The results for the intergroup comparison of Procrustes-derived asymmetry scores are summarized in Table 6. When asymmetry scores for different regions were compared between the pre-surgery group and controls, Procrustes failed to detect asymmetry at the mandibular midline and chin regions, while significantly higher mean asymmetry scores were noticed at the total facial skeleton and total mandible (p < 0.001 and p < 0.001, respectively; zone AS), mandible bilateral (p < 0.001; part AS), and ramus (p < 0.001; area AS) (Fig. 5a). After correction, there was no significant decrease in the asymmetry characteristics in comparison to T₀; instead, the mean asymmetry scores noticed were higher in comparison to T₀ for most of the regions except for the total facial skeleton and chin regions, which showed decreased asymmetry scores; however, the change was insignificant (Fig. 5b).
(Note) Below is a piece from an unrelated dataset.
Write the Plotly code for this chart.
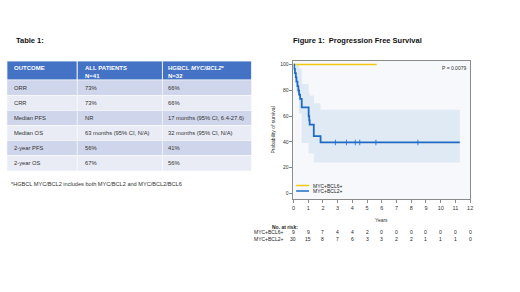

In addition, all the regions of zone AS, including the total facial skeleton (p < 0.001), total maxilla (p = 0.02), and total mandible (p < 0.001); bilateral maxilla (p = 0.04) and bilateral mandible (p < 0.001) of part AS; ramus (p < 0.001); and area AS exhibited significantly higher mean asymmetry scores after surgery when compared with controls (Fig. 5c).

Pre-surgical asymmetry scores were observed to be significantly higher when matched against controls, implying severe asymmetry at all the facial regions including total facial skeleton and total mandible (p < 0.001 and < 0.001, respectively; zone AS), mandible midline and mandible bilateral (p < 0.001 and p < 0.001, respectively; part AS), chin and ramus (p < 0.001 and < 0.001, respectively; area AS) except for the maxillary region (zone AI, part AI and area AI) (Fig. 6a). Substantial improvements were noticed following surgery with respect to the lower jaw at the mandible midline (p < 0.001, part AS) and chin region (p < 0.001; area AS) compared to T₀ (Fig. 6b). When post-surgical asymmetry scores were compared with controls, higher asymmetry scores were noticed at all regions except for the maxilla midline (Fig. 6c). In addition, evaluation of the surgical outcomes was indicative of persisting asymmetry at the total mandible (p < 0.01, zone AS), albeit significant correction. The results for the intergroup comparison of MPA-derived asymmetry scores are summarized in Table 7.